National Football League Commissioner Roger Goodell says Las Vegas Sands casino magnate Sheldon Adelson never stood a chance at acquiring an ownership stake in the Oakland Raiders.
On Monday, Adelson issued a statement saying he was withdrawing his $650m commitment to help build a new stadium in Las Vegas that would serve as the new home of the Raiders should their relocation plans be approved by the other NFL owners.
Raiders owner Mark Davis quickly suggested the stadium deal was still a go and that investment bank Goldman Sachs would help make up the shortfall caused by Adelson’s withdrawal. But Tuesday brought news that Goldman Sachs was also pulling out of the deal, putting the Raiders relocation plans on seriously shaky ground.
On Wednesday, Goodell (pictured) held his annual pre-Super Bowl Q&A with the media, during which he was queried regarding Adelson’s alleged demand for an ownership stake in the Raiders in exchange for his financial assistance.
Goodell’s response didn’t mince words, saying he didn’t see “any ownership position of a team for a casino. That is not consistent with league policy. That’s not likely for a stadium either.” Goodell insisted that the Raiders “have not asked us to compromise” the league’s policies and the NFL “will continue to have that separation going forward.”
The NFL has long had a zero tolerance policy vis à vis gambling, particularly sports betting, although it has wholeheartedly embraced pseudo betting via daily fantasy sports. The NFL even relaxed its policy on prohibiting teams from accepting casino advertisements a couple years back.
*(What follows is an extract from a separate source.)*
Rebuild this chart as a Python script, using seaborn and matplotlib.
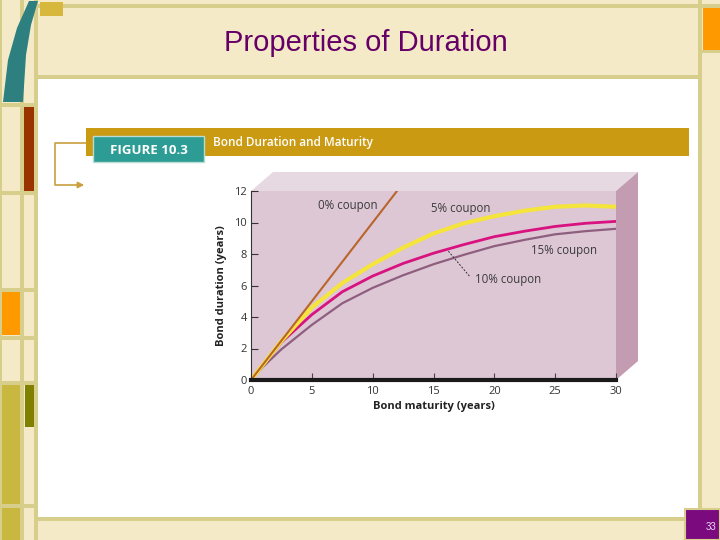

Asked whether the NFL ever saw itself co-existing with legal gambling, Goodell insisted that the league had always maintained that it needs “to make sure that there’s a fine line between team sports gambling and the NFL” so that fans know that they game they’re watching isn’t subject to any “undue influence.”
Goodell is proving the perfect commissioner for this current age of ‘alternative facts,’ given that billions are already bet on the NFL each year, not to mention the fact that two-thirds of American find sports betting morally acceptable and Nielsen surveys suggest the NFL’s ratings would get a boost from legal betting. But, you know, evil.